Sommes-nous des montures naturelles?

Il est une fatalité que nous soyons devenus par la force de l’usage la monture préférée et recherchée de certains chefs d’Etat ou de gouvernement occidentaux, après l’expiration, dans la douceur ou dans la tourmente, de leur mandat. Pour mieux éclairer le fond vaseux du problème, je donnerai deux ou trois exemples empruntés à l’univers de la politique et de la diplomatie à l’échelle internationale. Vous connaissez sans aucun doute Jimmy Carter pour avoir été Président des Etats-Unis ; James Baker, Secrétaire de l’Etat et du Trésor des Etats-Unis il y a quelque temps et Tony Blair, le récent ex- Premier Ministre de Grande Bretagne.
A la fin de leur carrière dans leur pays, ces personnes sont devenues de fins négociateurs dans d’autres pays. Négociateurs de bons offices ou entremetteurs salaces. Après nous avoir menés tantôt par la terreur, tantôt par la force, ils nous mènent par le dialogue hypocrite et les faux bons offices.
C’est tout un. Ce qu’ils n’ont pas obtenu avec la cravache à la main, ils l’obtiennent la cravache derrière le dos. Ce qu’ils n’ont pas eu en leur qualité de Président, de Premier Ministre ou de Secrétaire d’Etat, ils l’auront en tant que négociateurs : ils négocient dans le sens de l’intérêt de leurs pays, jamais dans celui pour lequel ils ont été nommés. Et par qui ? Par eux-mêmes. Nommés pour nous prendre , jamais pour nous donner. Après avoir fait signer à Sadate à genoux les tristes accords de Camp David de 1978, Jimmy Carter devient négociateur diplomatique et obtient le Prix Nobel de la Paix .Son mandat expiré, James Baker fut pour un certain temps l’envoyé personnel au Sahara Occidental du Secrétaire Général de l’ONU .
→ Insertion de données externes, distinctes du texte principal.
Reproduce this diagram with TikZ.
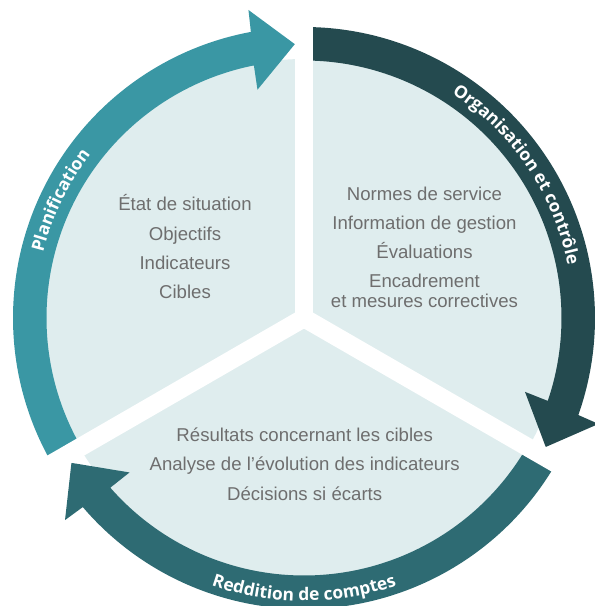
\documentclass[tikz,border=0pt]{standalone}
\usepackage{fontspec}
\setmainfont{Liberation Sans}
\newfontfamily\labfont{Open Sans}
\usetikzlibrary{decorations.text}
\definecolor{plan}{HTML}{3A97A4}
\definecolor{orga}{HTML}{244A4F}
\definecolor{redd}{HTML}{2E6B73}
\definecolor{lightfill}{HTML}{DFEDEE}
\definecolor{txt}{HTML}{6E6E6E}
\begin{document}
\begin{tikzpicture}[x=1pt,y=1pt,
  item/.style={text=txt, font=\fontsize{18.6}{20}\selectfont, anchor=base, inner sep=0pt},
  gapline/.style={draw=white, line width=18.4pt},
  arclabel/.style={postaction={decorate}, decoration={text along path, text align=center, text color=white}}]
\useasboundingbox (-304,-288) rectangle (291,318);
\coordinate (c) at (0,0);
\fill[lightfill] (c) circle (259);
% Planification arrow
\fill[plan] (210:291) arc[start angle=210,end angle=100.52,radius=291] -- (100.22:313) -- (91.92:274) -- (101.52:233) -- (101.22:257.5) arc[start angle=101.22,end angle=210,radius=257.5] -- cycle;
% Organisation arrow
\fill[orga] (90:291) arc[start angle=90,end angle=-19.48,radius=291] -- (-19.78:313) -- (-28.08:274) -- (-18.48:233) -- (-18.78:257.5) arc[start angle=-18.78,end angle=90,radius=257.5] -- cycle;
% Reddition arrow
\fill[redd] (-30:291) arc[start angle=-30,end angle=-139.48,radius=291] -- (-139.78:313) -- (-148.08:274) -- (-138.48:233) -- (-138.78:257.5) arc[start angle=-138.78,end angle=-30,radius=257.5] -- cycle;
% gaps
\coordinate (g1) at (90:330);
\coordinate (g2) at (210:330);
\coordinate (g3) at (-30:330);
\draw[gapline] (c) -- (g1);
\draw[gapline] (c) -- (g2);
\draw[gapline] (c) -- (g3);
% arc labels
\path[arclabel, decoration={text={|\labfont\bfseries\fontsize{17.4}{20}\selectfont|Planification}}] (184.2:269) arc[start angle=184.2,end angle=124.2,radius=269];
\path[arclabel, decoration={text={|\labfont\bfseries\fontsize{17.4}{20}\selectfont|Organisation et contrôle}}] (74:269) arc[start angle=74,end angle=-6,radius=269];
\path[arclabel, decoration={text={|\labfont\bfseries\fontsize{17.4}{20}\selectfont|Reddition de comptes}}] (235:283) arc[start angle=235,end angle=305,radius=283];
% texts
\node[item] (a1) at (-119,107.3) {État de situation};
\node[item] (a2) at (-119,77.3) {Objectifs};
\node[item] (a3) at (-119,48.7) {Indicateurs};
\node[item] (a4) at (-119,19.7) {Cibles};
\node[item] (b1) at (120.5,118) {Normes de service};
\node[item] (b2) at (120.5,88.7) {Information de gestion};
\node[item] (b3) at (120.5,59.7) {Évaluations};
\node[item] (b4) at (120.5,30.7) {Encadrement};
\node[item] (b5) at (120.5,10.7) {et mesures correctives};
\node[item] (d1) at (0.7,-123.7) {Résultats concernant les cibles};
\node[item] (d2) at (0.7,-152.7) {Analyse de l’évolution des indicateurs};
\node[item] (d3) at (0.7,-182) {Décisions si écarts};
\end{tikzpicture}
\end{document}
Quant à Tony Blair, il est nommé émissaire pour le Proche Orient du Quartet en tant que médiateur entre Israéliens et Palestiniens. C’est à peine croyable ! Qu’attendre de ces loups à peine déguisés ? Blair ne va que parfaire ce qu’un certain ministre britannique du nom de Lord Balfour a promis i l y a de cela quelque 90 ans : la création d’un foyer national juif en Palestine.
Ces gens à noms poétiques avec leurs R qui roulent sur la pointe de notre langue , nous les avons portés sur notre dos alors qu’ils étaient en mandat dans leur pays : ils nous ont dicté ce que nous devions et ce que nous ne devions pas faire, ce qui était en harmonie avec les intérêts de leur pays,les voici de retour :ils sont mandatés dans nos pays et nous dictent encore une fois et comme toujours la conduite que nous devons tenir en telle ou telle situation. Nous sommes faits pour les porter sur notre dos, à peine descendent-ils que d’autres prennent leur place. Ainsi sommes-nous faits.
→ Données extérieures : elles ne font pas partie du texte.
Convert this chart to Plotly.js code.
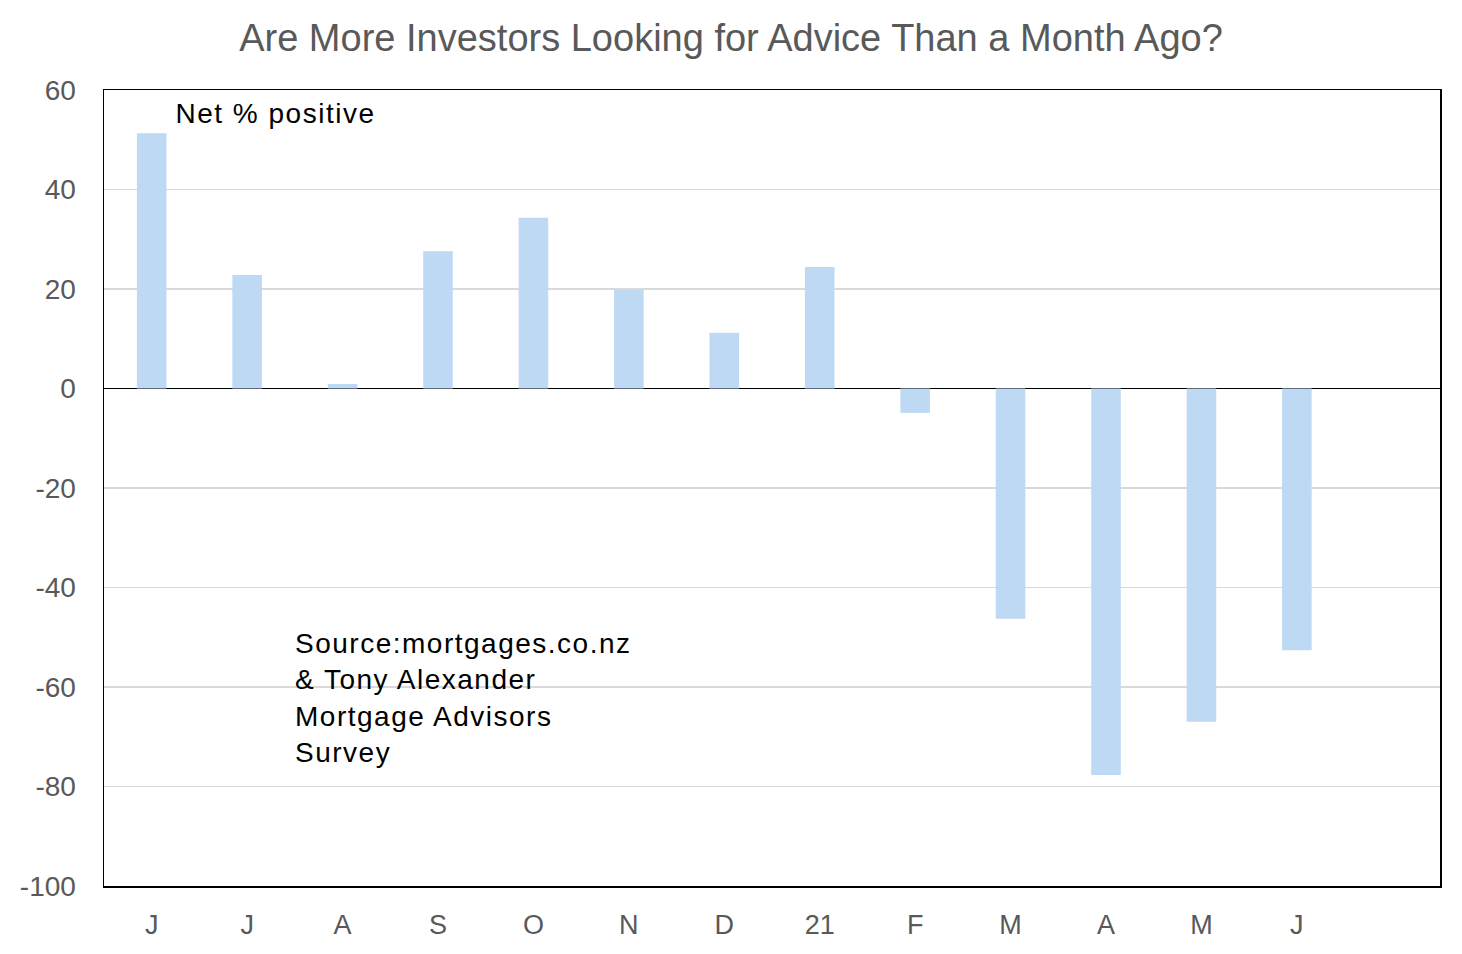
<!DOCTYPE html>
<html>
<head>
<meta charset="utf-8">
<script src="https://cdn.plot.ly/plotly-3.0.1.min.js"></script>
<style>
  html, body { margin: 0; padding: 0; background: #fff; }
  #chart { width: 1462px; height: 954px; }
  /* the source chart sets its notes with loose letter spacing */
  #chart .annotation-text { letter-spacing: 1.5px; }
</style>
</head>
<body>
<div id="chart"></div>
<script>
// month labels, June 2020 to June 2021 ("21" marks January)
var months = ['J', 'J', 'A', 'S', 'O', 'N', 'D', '21', 'F', 'M', 'A', 'M', 'J'];
var netPositive = [51.3, 22.8, 0.9, 27.6, 34.3, 19.8, 11.2, 24.4, -4.9, -46.3, -77.7, -67.0, -52.6];
var yTicks = [-100, -80, -60, -40, -20, 0, 20, 40, 60];
var yTickText = ['-100', '-80', '-60', '-40', '-20', '0', '20', '40', '60'];

var textFont = 'Liberation Sans, Arial, sans-serif';

var bars = {
    x: months.map(function (m, i) { return i; }),
    y: netPositive,
    type: 'bar',
    width: 0.31,
    marker: {color: '#BDD9F4', line: {width: 0}},
    hoverinfo: 'skip'
};

var layout = {
    width: 1462,
    height: 954,
    margin: {l: 104, r: 22, t: 90, b: 68},
    paper_bgcolor: '#ffffff',
    plot_bgcolor: '#ffffff',
    showlegend: false,
    font: {family: textFont, color: '#595959', size: 27},
    title: {
        text: 'Are More Investors Looking for Advice Than a Month Ago?',
        font: {family: textFont, size: 38, color: '#595959'},
        x: 0.5,
        xref: 'container',
        xanchor: 'center',
        y: 0.96,
        yanchor: 'middle'
    },
    xaxis: {
        range: [-0.5, 13.5],
        tickvals: months.map(function (m, i) { return i; }),
        ticktext: months,
        ticks: '',
        showgrid: false,
        zeroline: false,
        showline: true,
        linecolor: '#000000',
        linewidth: 1.5,
        mirror: true,
        ticklabelstandoff: 14,
        tickfont: {family: textFont, size: 27, color: '#595959'},
        fixedrange: true
    },
    yaxis: {
        range: [-100, 60],
        tickvals: yTicks,
        ticktext: yTickText,
        ticks: '',
        showgrid: true,
        gridcolor: '#D9D9D9',
        gridwidth: 1.2,
        zeroline: true,
        zerolinecolor: '#000000',
        zerolinewidth: 1.5,
        showline: true,
        linecolor: '#000000',
        linewidth: 1.5,
        mirror: true,
        ticklabelstandoff: 21,
        tickfont: {family: textFont, size: 28, color: '#595959'},
        fixedrange: true
    },
    annotations: [
        {
            text: 'Net % positive',
            xref: 'paper', yref: 'paper',
            x: (184 - 104) / 1336, y: (886 - 113) / 796,
            xanchor: 'left', yanchor: 'middle',
            showarrow: false,
            font: {family: textFont, size: 28, color: '#000000'}
        },
        {
            text: 'Source:mortgages.co.nz<br>&amp; Tony Alexander<br>Mortgage Advisors<br>Survey',
            xref: 'paper', yref: 'paper',
            x: (293 - 104) / 1336, y: (886 - 698) / 796,
            xanchor: 'left', yanchor: 'middle', align: 'left',
            showarrow: false,
            font: {family: textFont, size: 28, color: '#000000'}
        }
    ]
};

Plotly.newPlot('chart', [bars], layout, {displayModeBar: false, staticPlot: true});
</script>
</body>
</html>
Il semble que nous avons des dispositions naturelles plus proches de la bête que de l’homme à nous laisser chevaucher. Nous devons avoir, sans le savoir nous-mêmes hélas ! le dos courbé et la stature voûtée, ce qui donne aux autres l’envie de nous enfourcher et rend aisée cette opération .Devons-nous considérer ceci comme un privilège ou comme une honte ? Etre montés par un Blair, un Carter, ou un Baker me paraît plus proche de l’avantage que de l’inconvénient si l’échine est basse, le dos libre et son propriétaire consentant. Ce qui s’applique à l’échelle internationales s’applique également à l’échelle nationale et locale .
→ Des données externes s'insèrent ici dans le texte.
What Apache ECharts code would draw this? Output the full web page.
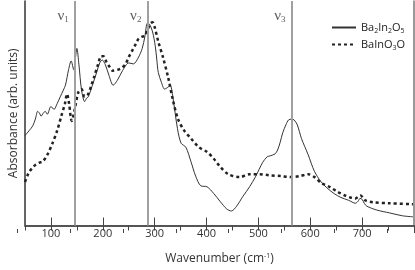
<!DOCTYPE html>
<html><head><meta charset="utf-8">
<script src="https://cdn.jsdelivr.net/npm/echarts@6/dist/echarts.min.js"></script>
<style>html,body{margin:0;padding:0;background:#fff}#c{width:415px;height:270px}</style>
</head><body><div id="c"></div>
<script>
// Wavenumber (cm^-1), absorbance (arb. units)
const ba2in2o5 = [[50,93],[58,98],[65,103],[70,110],[74.5,118],[78,116],[81,113],[85,116],[89,118],[93,115],[100,123],[106,120],[112,126],[118,133],[124,140],[128,145],[134,161],[139,170],[144,161],[147,172],[150,183],[154,166],[159,140],[165,128],[168,131],[172,133],[180,145],[188,158],[194,168],[199,171],[205,166],[212,155],[220,145],[228,150],[238,160],[250,168],[259,167],[268,173],[276,183],[281,195],[286,209],[290,208],[296,200],[301,186],[304,172],[307,158],[313,148],[319,141],[326,143],[330,145],[335,133],[344,100],[351,85],[360,81],[370,66],[379,51],[389,41],[401,40],[414,33],[426,25],[439,17],[448,15],[458,20],[470,30],[483,40],[495,51],[508,65],[517,71],[523,72],[532,74],[537,78],[542,86],[547,96],[553,104],[558,109],[564,110],[569,109],[575,104],[583,90],[596,73],[608,56],[621,45],[634,38],[646,33],[659,29],[674,26],[687,23],[692,25],[696,28],[700,27],[704,23],[709,20],[728,16],[753,13],[778,10],[798,9]];
const bainO3O = [[50,45],[55,52],[59,56],[65,60],[71,63],[78,65],[84,66],[93,73],[103,85],[112,98],[120,113],[127,126],[131,136],[135,126],[140,108],[144,115],[147,123],[153,138],[159,141],[165,133],[172,136],[178,145],[183,153],[190,165],[197,175],[201,175],[207,169],[213,164],[219,160],[229,161],[237,163],[244,167],[251,175],[257,181],[264,188],[269,193],[275,195],[281,196],[287,203],[292,209],[296,210],[300,205],[307,190],[316,174],[326,153],[335,130],[345,110],[357,98],[370,90],[385,81],[401,76],[414,69],[426,61],[442,53],[464,50],[483,53],[502,53],[520,52],[544,51],[561,50],[580,51],[596,53],[608,50],[621,44],[637,40],[652,35],[667,31],[677,29],[687,28],[693,30],[697,31],[701,29],[706,26],[721,24],[753,23],[798,22]];
const modeLines = [146, 286, 564];
const modeLabels = ['1', '2', '3'];
const modeLabelY = 216;
const majorTicks = [100, 200, 300, 400, 500, 600, 700];
const seriesNames = ['Ba2In2O5', 'BaInO3O'];
const legendRich = {'Ba2In2O5': 'Ba{sub|2}In{sub|2}O{sub|5}', 'BaInO3O': 'BaInO{sub|3}O'};

const chart = echarts.init(document.getElementById('c'), null, {renderer: 'canvas'});
const FONT = 'Open Sans';
const gridBox = {left: 17, right: 1, top: 1, bottom: 37};
chart.setOption({
  animation: false,
  backgroundColor: '#fff',
  grid: [Object.assign({}, gridBox), Object.assign({}, gridBox)],
  legend: {
    data: seriesNames, orient: 'vertical', left: 326, top: 17, itemWidth: 24, itemHeight: 12, itemGap: 5,
    itemStyle: {opacity: 0},
    formatter: n => legendRich[n],
    textStyle: {fontFamily: FONT, fontSize: 11, color: '#222',
      rich: {sub: {fontFamily: FONT, fontSize: 7, color: '#222', verticalAlign: 'bottom', padding: [6, 0, 0, 0]}}}
  },
  xAxis: [
    {type: 'value', gridIndex: 0, position: 'bottom', min: 50, max: 800, interval: 50,
      axisLine: {lineStyle: {color: '#8a8a8a', width: 2}},
      axisTick: {inside: true, length: 8, customValues: majorTicks, lineStyle: {color: '#444', width: 1}},
      axisLabel: {customValues: majorTicks, margin: 3, fontFamily: FONT, fontSize: 11, color: '#333'},
      splitLine: {show: false},
      name: 'Wavenumber (cm{sup|-1})', nameLocation: 'middle', nameGap: 27,
      nameTextStyle: {fontFamily: FONT, fontSize: 12, color: '#333',
        rich: {sup: {fontFamily: FONT, fontSize: 7, color: '#333', verticalAlign: 'top', padding: [0, 0, 6, 0]}}}},
    {type: 'value', gridIndex: 0, position: 'top', min: 50, max: 800, interval: 50,
      axisLine: {lineStyle: {color: '#444', width: 1.5}},
      axisTick: {inside: true, length: 5, lineStyle: {color: '#444'}},
      axisLabel: {show: false}, splitLine: {show: false}},
    {type: 'value', gridIndex: 1, position: 'bottom', min: 50, max: 800, interval: 100,
      axisLine: {show: false},
      axisTick: {inside: true, length: 4, lineStyle: {color: '#444', width: 1}},
      axisLabel: {show: false}, splitLine: {show: false}}
  ],
  yAxis: [
    {type: 'value', gridIndex: 0, position: 'left', min: 0, max: 232,
      axisLine: {show: true, lineStyle: {color: '#333', width: 1.5}},
      axisTick: {show: false}, axisLabel: {show: false}, splitLine: {show: false},
      name: 'Absorbance (arb. units)', nameLocation: 'middle', nameGap: 5,
      nameTextStyle: {fontFamily: FONT, fontSize: 12, color: '#333'}},
    {type: 'value', gridIndex: 0, position: 'right', min: 0, max: 232,
      axisLine: {show: true, lineStyle: {color: '#777', width: 1.5}},
      axisTick: {show: false}, axisLabel: {show: false}, splitLine: {show: false}},
    {type: 'value', gridIndex: 1, min: 0, max: 232, show: false}
  ],
  series: [
    {name: seriesNames[0], type: 'line', xAxisIndex: 0, yAxisIndex: 0, data: ba2in2o5,
      showSymbol: false, symbol: 'none', smooth: 0.3, z: 3,
      lineStyle: {color: '#333', width: 1},
      itemStyle: {color: '#333'},
      markLine: {silent: true, symbol: 'none', label: {show: false},
        lineStyle: {color: '#a0a0a0', width: 2, type: 'solid'},
        data: modeLines.map(v => ({xAxis: v}))}},
    {name: seriesNames[1], type: 'line', xAxisIndex: 0, yAxisIndex: 0, data: bainO3O,
      showSymbol: false, symbol: 'none', smooth: 0.3, z: 4,
      lineStyle: {color: '#222', width: 2.5, type: [3, 3]},
      itemStyle: {color: '#222'}},
    {name: 'labels', type: 'scatter', xAxisIndex: 0, yAxisIndex: 0, symbolSize: 0, silent: true,
      data: modeLines.map((v, i) => [v, modeLabelY, modeLabels[i]]),
      label: {show: true, position: 'left', distance: 6,
        formatter: p => '{v|ν}{s|' + p.data[2] + '}',
        rich: {v: {fontFamily: 'Liberation Serif', fontSize: 15, color: '#333'},
               s: {fontFamily: 'Liberation Serif', fontSize: 9, color: '#333', verticalAlign: 'bottom', padding: [7, 0, 0, 0]}}}}
  ]
});
</script></body></html>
Nous servons également de montures aux membres du gouvernement, aux élus du peuple, aussi bien ceux qui siègent au Parlement que ceux qui le font dans les Mairies. Ils se relaient à tour de rôle avec cependant des figures qui reviennent souvent. Seul le poids distingue les uns des autres. Jusqu’à quand devons-nous servir de montures à ces cavaliers corrompus qui nous prennent pour leurs montures naturelles? Il est temps de relever l’échine, de nous redresser, de ruer et de désarçonner ceux qui seraient tentés de nous enfourcher.